ネット上で公開されていない古い相続税路線価を調べたい場合には、国立国会図書館や都道府県立図書館を利用するのがおすすめです。これらの施設には過去の「財産評価基準書」や「路線価図・評価倍率表」が保管されており、相続税に関する歴史的資料を調べる際にも活用できます。

一部の古い路線価図は国立国会図書館の「WARP(インターネット資料収集保存事業)」でも電子化されており、PCからの閲覧が可能です。地方自治体の図書館でも閲覧できることがあるので、事前に確認しておくと良いでしょう。

相続税路線価をもとに税計算する際の注意点とは

相続税路線価をもとに税計算する際の注意点とは

相続税路線価を使った不動産評価では、年度や土地条件によって結果が大きく変わります。

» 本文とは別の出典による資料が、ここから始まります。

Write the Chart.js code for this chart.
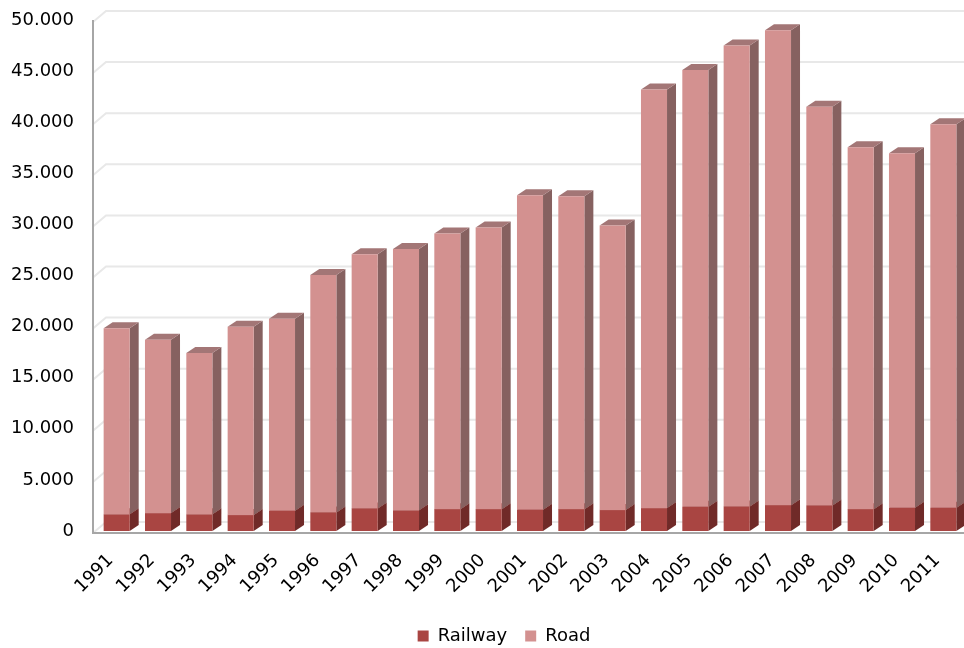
<!DOCTYPE html>
<html>
<head>
<meta charset="utf-8">
<script src="https://cdn.jsdelivr.net/npm/chart.js@4"></script>
<style>
  html, body { margin: 0; padding: 0; background: #ffffff; }
  #wrap { width: 964px; height: 648px; position: relative; }
</style>
</head>
<body>
<div id="wrap"><canvas id="c"></canvas></div>
<script>
const years = ['1991','1992','1993','1994','1995','1996','1997','1998','1999','2000','2001','2002','2003','2004','2005','2006','2007','2008','2009','2010','2011'];
const railway = [1630,1750,1630,1560,1980,1820,2210,2020,2140,2140,2080,2140,2050,2240,2370,2400,2530,2500,2140,2270,2270];
const road = [18220,16960,15790,18420,18780,23230,24860,25580,26960,27560,30770,30610,27850,40960,42730,45100,46470,39000,35410,34700,37530];
const yTicksMax = 50000;
const yTickStep = 5000;

const frontColors = ['#A94542', '#D39190'];
const sideColors = ['#702A28', '#866160'];
const capColors = ['#8C3532', '#A37676'];
const FONT = 'DejaVu Sans';

const depth = { dx: 9, dy: -6 };
const wall = { dx: 13, dy: -11 };

function fmt(v) {
  return String(v).replace(/\B(?=(\d{3})+(?!\d))/g, '.');
}

const threeD = {
  id: 'threeD',
  beforeLayout(chart) {
    const lg = chart.legend;
    if (lg && !lg._wrapped) {
      const f = lg.fit.bind(lg);
      lg.fit = function () { f(); this.height = 39; };
      lg._wrapped = true;
    }
  },
  afterLayout(chart) {
    const lg = chart.legend;
    if (lg) { lg.left += 22; lg.right += 22; }
  },
  beforeDatasetsDraw(chart) {
    const { ctx, chartArea: a, scales: { y } } = chart;
    ctx.save();
    ctx.strokeStyle = '#e8e8e8';
    ctx.lineWidth = 2;
    y.ticks.forEach(t => {
      const py = y.getPixelForValue(t.value) + 2;
      ctx.beginPath();
      ctx.moveTo(a.left - 3, py);
      ctx.lineTo(a.left - 3 + wall.dx, py + wall.dy);
      ctx.lineTo(chart.width, py + wall.dy);
      ctx.stroke();
    });
    chart.data.datasets.forEach((ds, i) => {
      const meta = chart.getDatasetMeta(i);
      meta.data.forEach(bar => {
        const p = bar.getProps(['x', 'y', 'base', 'width'], true);
        const l = p.x - p.width / 2, r = p.x + p.width / 2;
        const top = Math.min(p.y, p.base), bot = Math.max(p.y, p.base);
        ctx.fillStyle = sideColors[i];
        ctx.beginPath();
        ctx.moveTo(r, top);
        ctx.lineTo(r + depth.dx, top + depth.dy);
        ctx.lineTo(r + depth.dx, bot + depth.dy);
        ctx.lineTo(r, bot);
        ctx.closePath();
        ctx.fill();
        ctx.fillStyle = capColors[i];
        ctx.beginPath();
        ctx.moveTo(l, top);
        ctx.lineTo(l + depth.dx, top + depth.dy);
        ctx.lineTo(r + depth.dx, top + depth.dy);
        ctx.lineTo(r, top);
        ctx.closePath();
        ctx.fill();
      });
    });
    ctx.restore();
  },
  afterDatasetsDraw(chart) {
    const { ctx, chartArea: a } = chart;
    ctx.save();
    ctx.strokeStyle = '#a6a6a6';
    ctx.lineWidth = 2;
    ctx.beginPath();
    ctx.moveTo(a.left - 3, a.top);
    ctx.lineTo(a.left - 3, a.bottom + 3);
    ctx.moveTo(a.left - 4, a.bottom + 2);
    ctx.lineTo(chart.width, a.bottom + 2);
    ctx.stroke();
    ctx.restore();
  }
};

new Chart(document.getElementById('c'), {
  type: 'bar',
  data: {
    labels: years,
    datasets: [
      { label: 'Railway', data: railway, backgroundColor: frontColors[0], borderWidth: 0 },
      { label: 'Road', data: road, backgroundColor: frontColors[1], borderWidth: 0 }
    ]
  },
  options: {
    responsive: true,
    maintainAspectRatio: false,
    animation: false,
    devicePixelRatio: 1,
    layout: { padding: { top: 20, right: 0, bottom: 0, left: 0 } },
    datasets: { bar: { categoryPercentage: 1.0, barPercentage: 0.63 } },
    scales: {
      x: {
        stacked: true,
        grid: { display: false, drawTicks: false },
        border: { display: false },
        ticks: {
          autoSkip: false, maxRotation: 45, minRotation: 45, padding: 19, labelOffset: -6,
          color: '#000', font: { family: FONT, size: 18 }
        },
        afterFit(scale) { scale.height = 78; scale.paddingLeft = 0; scale.paddingRight = 0; }
      },
      y: {
        stacked: true,
        min: 0, max: yTicksMax,
        grid: { display: false, drawTicks: false },
        border: { display: false },
        ticks: {
          stepSize: yTickStep, padding: 22,
          color: '#000', font: { family: FONT, size: 18 },
          callback: v => fmt(v)
        },
        afterFit(scale) { scale.width = 96; scale.paddingTop = 0; scale.paddingBottom = 0; }
      }
    },
    plugins: {
      legend: {
        position: 'bottom',
        labels: {
          boxWidth: 11, boxHeight: 11, padding: 18,
          color: '#000', font: { family: FONT, size: 18 }
        }
      },
      tooltip: { enabled: false }
    }
  },
  plugins: [threeD]
});
</script>
</body>
</html>
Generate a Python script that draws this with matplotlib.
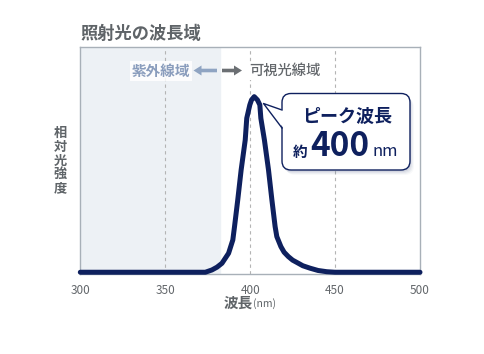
import matplotlib
matplotlib.use('Agg')
import matplotlib.pyplot as plt
from matplotlib.patches import FancyBboxPatch, FancyArrow, Polygon

plt.rcParams['font.family'] = ['Noto Sans CJK JP', 'DejaVu Sans']

# spectrum (nm, relative intensity)
wavelength = [300, 373.6, 377.5, 380.5, 383.4, 387.3, 389.8, 390.8, 392.7, 394.7, 397.1,
              398.0, 399.8, 400.8, 402.4, 404.3, 405.7, 406.3, 408.4, 410.8, 412.8,
              414.7, 415.7, 418.1, 420.0, 422.5, 425.0, 428.4, 431.0, 435.3, 440.0,
              445.1, 450, 500]
intensity = [0, 0, 1.3, 2.9, 5.1, 10.8, 18.4, 26.0, 41.2, 58.3, 75.3,
             87.7, 95.3, 98.1, 100, 98.1, 95.3, 87.7, 75.3, 58.3, 41.2,
             26.0, 20.3, 14.6, 11.4, 8.9, 6.9, 5.1, 3.7, 2.3, 1.0,
             0.3, 0, 0]

x_ticks = [300, 350, 400, 450, 500]
grid_lines = [350, 400, 450]
uv_range = (300, 382)

NAVY = '#0e205e'
GRAY = '#5f6468'
SPINE = '#a8b0b8'

fig = plt.figure(figsize=(4.84, 3.54), dpi=100)
ax = fig.add_axes([80.3 / 484, 80 / 354, (420 - 80.3) / 484, (274 - 47.3) / 354])

ax.axvspan(*uv_range, color='#edf1f5', zorder=0)
for g in grid_lines:
    ax.axvline(g, color='#b4b4b4', lw=0.8, dashes=(3, 3), zorder=1)

ax.plot(wavelength, intensity, color=NAVY, lw=3.6, solid_capstyle='round',
        solid_joinstyle='round', clip_on=False, zorder=5)

ax.set_xlim(300, 500)
ax.set_ylim(-1.0, 128.1)
ax.set_xticks(x_ticks)
ax.set_yticks([])
ax.tick_params(axis='x', length=0, pad=7, labelsize=8.5, labelcolor='#63676b')
for s in ax.spines.values():
    s.set_color(SPINE)
    s.set_linewidth(1.0)

# overlay in pixel coordinates for the annotations
ov = fig.add_axes([0, 0, 1, 1], zorder=10)
ov.set_xlim(0, 484)
ov.set_ylim(354, 0)
ov.axis('off')

fig.text(80 / 484, 1 - 34 / 354, '照射光の波長域', fontsize=12.4, fontweight='bold',
         color=GRAY, ha='left', va='center')

for i, ch in enumerate('相対光強度'):
    ov.text(60, 133 + 13.8 * i, ch, fontsize=9.5, fontweight='bold', color=GRAY,
            ha='center', va='center')

ov.text(253, 303, '波長', fontsize=10.5, fontweight='bold', color=GRAY, ha='right', va='center')
ov.text(253, 303.5, '(nm)', fontsize=7.5, color=GRAY, ha='left', va='center')

# region labels and arrows
ov.text(161, 71, '紫外線域', fontsize=10.5, fontweight='bold', color='#8a9dbd',
        ha='center', va='center',
        bbox=dict(boxstyle='square,pad=0.15', fc='white', ec='none', alpha=0.85))
ov.add_patch(FancyArrow(217, 70.5, -23.5, 0, width=3.6, head_width=10, head_length=8,
                        length_includes_head=True, color='#8fa4c2', lw=0))
ov.add_patch(FancyArrow(222, 70.5, 20, 0, width=3.6, head_width=10, head_length=8,
                        length_includes_head=True, color='#6b6f73', lw=0))
ov.text(249, 71, '可視光線域', fontsize=10.3, fontweight='medium', color='#64686c',
        ha='left', va='center',
        bbox=dict(boxstyle='square,pad=0.15', fc='white', ec='none'))

# callout box with shadow
bx0, by0, bx1, by1 = 282, 93.5, 410, 170
for k, a in enumerate([0.10, 0.08, 0.06, 0.04]):
    ov.add_patch(FancyBboxPatch((bx0 + 1 + k, by0 + 2 + k), bx1 - bx0, by1 - by0,
                                boxstyle='round,pad=0,rounding_size=9',
                                fc='#5a6a90', ec='none', alpha=a))
ov.add_patch(FancyBboxPatch((bx0, by0), bx1 - bx0, by1 - by0,
                            boxstyle='round,pad=0,rounding_size=9',
                            fc='white', ec=NAVY, lw=1.0))
tip = (263.5, 103.5)
ov.add_patch(Polygon([(bx0 + 1.5, 110), tip, (bx0 + 1.5, 128)], closed=True,
                     fc='white', ec='none'))
ov.plot([bx0, tip[0], bx0], [110, tip[1], 128], color=NAVY, lw=1.0)

ov.text(347.5, 116.5, 'ピーク波長', fontsize=13, fontweight='bold', color=NAVY,
        ha='center', va='center')
ov.text(293, 156.5, '約', fontsize=10.5, fontweight='bold', color=NAVY, ha='left', va='baseline')
ov.text(310, 156.5, '400', fontsize=24, fontweight='bold', color=NAVY, ha='left', va='baseline')
ov.text(373, 156.5, 'nm', fontsize=12, color=NAVY, ha='left', va='baseline')

fig.savefig('out.png', dpi=100)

税計算をする際は正確な評価が求められるため、特に以下の3点に注意が必要です。

相続開始年の路線価を使用する

相続税路線価は毎年7月に前年度1月1日時点の時価で発表されますが、税計算で使用すべきなのは被相続人の死亡年の「その年の」路線価だけです。例えば、1~6月に相続が発生すると、路線価が公表される7月まで正式な相続税評価額を算出できません。

誤って別年度のデータを用いると、税額や控除額にずれが生じ、税務署から指摘や修正申告を求められる可能性があるため、必ず該当年の路線価を確認してください。

土地の形状や接道条件に応じた補正が必須

路線価×面積の計算では実際の価値を正確に反映できません。不整形地・奥行長大・間口狭小・がけ地・角地などは、「奥行価格補正率」「不整形地補正率」「側方路線影響加算率」などを適用した調整が必要になります。

これらの補正を怠ると評価額が過大または過小となり、税負担が不適切に重くなったり、税務調査で差額の追徴やペナルティを課せられるリスクがあります。土地の形状・接道内容に応じた補正を正しく適用することが大切です。

路線価がない地域では倍率方式で評価する

市街地以外の地域では相続税路線価が設定されておらず、固定資産税評価額に国税庁の「評価倍率」をかける「倍率方式」を用います。この倍率は地域・地目ごとに異なります。さらに、倍率地域でも周辺宅地価格と比較する「比準方式」が必要になる場合があり、形状補正が必要なケースもあります。また、同じ土地で路線価地域から倍率地域に変更される場合もあるため、その年の該当方式を確認し、誤用しないよう注意が必要です。

まとめ

今回は、不動産の「相続税評価額」と「相続税路線価」について解説してきました。

相続税評価額は、実際に相続税を算出するための基準となる金額で、土地や建物に対して国が定めた評価方法に基づいて決定されます。一方の相続税路線価は、その評価額を求めるために使われる基礎的な指標であり、特に市街地における土地評価では路線価方式として活用されます。

つまり、相続税路線価は評価額を算出するための「材料」、相続税評価額はその結果として得られる「完成品」と言えるでしょう。

評価額の算出には、国税庁の公式ホームページや全国地価マップ、図書館の資料などを活用することで求めることが可能です。